En l’espèce, l’EURL X a fait l’objet d’une vérification de comptabilité portant sur les exercices clos en 2010 et 2011, à l’issue de laquelle elle a été assujettie à des cotisations supplémentaires d’impôt sur les sociétés, résultant notamment de la remise en cause de la réduction d’impôt prévue à l’article
238 bis du code général des impôts.
L’EURL X avait consenti des dons à une association, dont l’objet était de promouvoir le sport automobile féminin en finançant l’activité des pilotes de sexe féminin.
Le Conseil d’Etat souligne que :
« si le bénéfice de la réduction d’impôt prévue par ces dispositions n’est pas susceptible d’être remis en cause par la seule circonstance que le nom de l’entreprise versante soit associé aux opérations réalisées par l’organisme bénéficiaire du versement, il ne saurait toutefois être admis qu’à la condition que la valorisation du nom de l’entreprise ne représente, pour cette dernière, qu’une contrepartie très inférieure au montant du versement accordé ».
C’est d’ailleurs ce que prévoit la doctrine administrative[2] qui énonce :
« Il est considéré que l’association du nom de l’entreprise versante aux opérations réalisées par l’organisme relève du mécénat si elle se limite à la mention du nom du donateur, quels que soient le support de la mention (logo, sigle etc.) et la forme du nom, à l’exception de tout message publicitaire.

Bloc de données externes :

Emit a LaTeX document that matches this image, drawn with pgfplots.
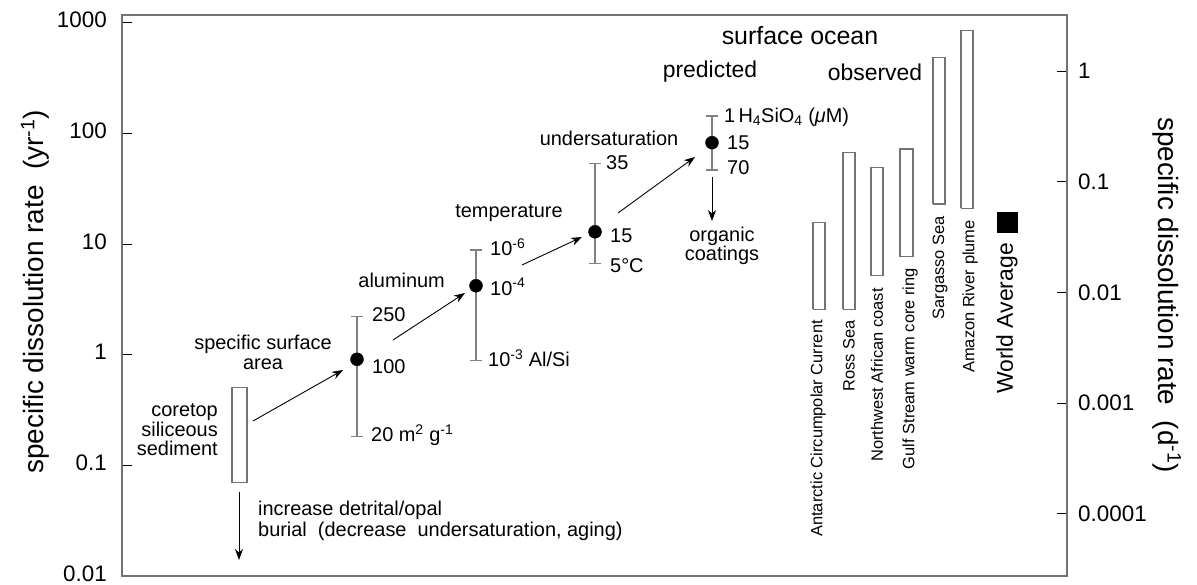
\documentclass[border=0pt]{standalone}
\usepackage{fontspec}
\setmainfont{Liberation Sans}
\usepackage{pgfplots}
\pgfplotsset{compat=1.18}
\usetikzlibrary{arrows.meta}
\newcommand{\fs}[1]{\fontsize{#1}{#1}\selectfont}
\newcommand{\fsb}[2]{\fontsize{#1}{#2}\selectfont}

\begin{document}
\begin{tikzpicture}
\useasboundingbox (0,0) rectangle (1197bp,585bp);
\begin{axis}[
  at={(122bp,9bp)}, anchor=south west,
  width=945bp, height=561bp, scale only axis,
  xmin=122, xmax=1067,
  ymode=log, ymin=0.01, ymax=1174,
  xtick=\empty, ytick pos=left, tick align=inside,
  ytick={0.01,0.1,1,10,100,1000},
  yticklabels={0.01,0.1,1,10,100,1000},
  yminorticks=false,
  major tick length=10bp,
  tick style={black, line width=1bp},
  axis line style={black!55, line width=1.2bp},
  yticklabel style={font=\fs{22.5}, inner sep=0pt, xshift=-15bp, yshift=2.5bp},
  clip=false,
]
% bars: coretop sediment and observed surface ocean ranges
\addplot[draw=black!55, line width=1.1bp, fill=white] coordinates {(232,0.0697) (247,0.0697) (247,0.504) (232,0.504) (232,0.0697)};
\addplot[draw=black!55, line width=1.1bp, fill=white] coordinates {(813,2.57) (825,2.57) (825,15.6) (813,15.6) (813,2.57)};
\addplot[draw=black!55, line width=1.1bp, fill=white] coordinates {(843,2.57) (855,2.57) (855,67.4) (843,67.4) (843,2.57)};
\addplot[draw=black!55, line width=1.1bp, fill=white] coordinates {(871,5.17) (883,5.17) (883,49.3) (871,49.3) (871,5.17)};
\addplot[draw=black!55, line width=1.1bp, fill=white] coordinates {(900,7.68) (913,7.68) (913,72.3) (900,72.3) (900,7.68)};
\addplot[draw=black!55, line width=1.1bp, fill=white] coordinates {(933,23.0) (945,23.0) (945,486) (933,486) (933,23.0)};
\addplot[draw=black!55, line width=1.1bp, fill=white] coordinates {(961,21.0) (973,21.0) (973,848) (961,848) (961,21.0)};
% error bars of predicted points
\addplot[black!50, line width=1.2bp, mark=-, mark size=6bp, mark options={solid}] coordinates {(357,0.182) (357,2.20)};
\addplot[black!50, line width=1.2bp, mark=-, mark size=6bp, mark options={solid}] coordinates {(476,0.883) (476,8.83)};
\addplot[black!50, line width=1.2bp, mark=-, mark size=6bp, mark options={solid}] coordinates {(595,6.70) (595,53.6)};
\addplot[black!50, line width=1.2bp, mark=-, mark size=6bp, mark options={solid}] coordinates {(712,46.7) (712,143.6)};
% predicted points
\addplot[only marks, mark=*, mark size=6.5bp, black] coordinates {(357,0.908) (476,4.20) (595,12.9) (712,82.4)};
% world average
\addplot[only marks, mark=square*, mark size=10bp, black] coordinates {(1007,15.8)};
\end{axis}
\begin{axis}[
  at={(122bp,9bp)}, anchor=south west,
  width=945bp, height=561bp, scale only axis,
  xmin=122, xmax=1067,
  ymode=log, ymin=0.0000273973, ymax=3.21644,
  axis x line=none, axis y line*=right, tick align=inside,
  ytick={0.0001,0.001,0.01,0.1,1},
  yticklabels={0.0001,0.001,0.01,0.1,1},
  yminorticks=false,
  major tick length=10bp,
  tick style={black, line width=1bp},
  axis line style={black!55, line width=1.2bp},
  yticklabel style={font=\fs{22.5}, inner sep=0pt, xshift=11bp},
]
\addplot[draw=none] coordinates {(500,0.1)};
\end{axis}
\begin{scope}[shift={(0,585bp)}, x=1bp, y=-1bp, font=\fs{20}]
 \node[rotate=90, font=\fs{28}] at (35,292) {specific dissolution rate\ \ (yr\textsuperscript{-1})};
 \node[rotate=-90, font=\fs{28}] at (1167,295) {specific dissolution rate\ \ (d\textsuperscript{-1})};
 \node[font=\fs{25}] at (800,36) {surface ocean};
 \node[font=\fs{23}] at (710,72) {predicted};
 \node[font=\fs{23}] at (875,72) {observed};
 \node[anchor=west, inner sep=0] at (724,117) {1\,H\textsubscript{4}SiO\textsubscript{4} (\textit{μ}M)};
 \node[anchor=west, inner sep=0] at (727,143) {15};
 \node[anchor=west, inner sep=0] at (727,168) {70};
 \node[align=center, font=\fsb{20}{19}] at (722,246) {organic\\coatings};
 \node at (609,138) {undersaturation};
 \node[anchor=west, inner sep=0] at (606,163) {35};
 \node[anchor=west, inner sep=0] at (610,236) {15};
 \node[anchor=west, inner sep=0] at (610,266) {5°C};
 \node at (509,213) {temperature};
 \node[anchor=west, inner sep=0] at (490,247) {10\textsuperscript{-6}};
 \node[anchor=west, inner sep=0] at (490,287) {10\textsuperscript{-4}};
 \node[anchor=west, inner sep=0] at (488,358) {10\textsuperscript{-3} Al/Si};
 \node[anchor=east, inner sep=0] at (445,280) {aluminum};
 \node[anchor=west, inner sep=0] at (372,315) {250};
 \node[anchor=west, inner sep=0] at (372,367) {100};
 \node[anchor=west, inner sep=0] at (371,435) {20 m\textsuperscript{2} g\textsuperscript{-1}};
 \node[align=center, font=\fsb{20}{20}] at (263,352) {specific surface\\area};
 \node[align=right, anchor=east, inner sep=0, font=\fsb{20}{19.5}] at (218,430) {coretop\\siliceous\\sediment};
 \node[align=left, anchor=west, inner sep=0, font=\fsb{20}{21.5}] at (258,521) {increase detrital/opal\\burial\ \ (decrease\ \ undersaturation, aging)};
 % rotated bar labels
 \node[rotate=90, anchor=east, inner sep=0, font=\fs{16.5}] at (818,320) {Antarctic Circumpolar Current};
 \node[rotate=90, anchor=east, inner sep=0, font=\fs{16.5}] at (849,320) {Ross Sea};
 \node[rotate=90, anchor=east, inner sep=0, font=\fs{16.5}] at (877,288) {Northwest African coast};
 \node[rotate=90, anchor=east, inner sep=0, font=\fs{16.5}] at (910,268) {Gulf Stream warm core ring};
 \node[rotate=90, anchor=east, inner sep=0, font=\fs{16.5}] at (940,216) {Sargasso Sea};
 \node[rotate=90, anchor=east, inner sep=0, font=\fs{16.5}] at (970,220) {Amazon River plume};
 \node[rotate=90, anchor=east, inner sep=0, font=\fs{23}] at (1007,243) {World Average};
 % arrows
 \begin{scope}[line width=0.9bp, -{Stealth[length=11bp, width=8bp]}]
  \draw (253,421) -- (343,370);
  \draw (393,340) -- (465,293);
  \draw (522,265) -- (582,237);
  \draw (618,213) -- (695,157);
  \draw (239,492) -- (239,560);
  \draw (712,177) -- (712,221);
 \end{scope}
\end{scope}
\end{tikzpicture}
\end{document}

Le bénéfice du dispositif en faveur du mécénat n’est remis en cause que s’il n’existe pas une disproportion marquée entre les sommes données et la valorisation de la « prestation » rendue par l’organisme.
En d’autres termes, le fait que l’organisme accorde des contreparties à l’entreprise qui effectue un versement à son profit ne remet pas en cause l’intention libérale caractérisant l’éligibilité du versement à la réduction d’impôt dès lors que ce versement est manifestement disproportionné par rapport aux contreparties accordées. »
En l’espèce, la Cour administrative d’appel de Lyon a commis une erreur de droit en jugeant que la circonstance que le nom de l’EURL X était apposé sur les véhicules de course et le camion semi-remorque utilisés par les membres de l’association n’était pas de nature à remettre en cause le bénéfice des réductions d’impôt en litige, quelle que fût la valeur économique de l’exposition médiatique dont la société aurait bénéficié à l’occasion des courses automobiles, alors qu’il lui appartenait de rechercher si l’avantage publicitaire ainsi retiré par la société n’avait représenté pour cette dernière qu’une contrepartie très inférieure au montant des versements accordés.
Le Conseil d’Etat instaure une obligation de mesurer la disproportion existant entre le montant du don et l’avantage retiré en contrepartie par le donateur.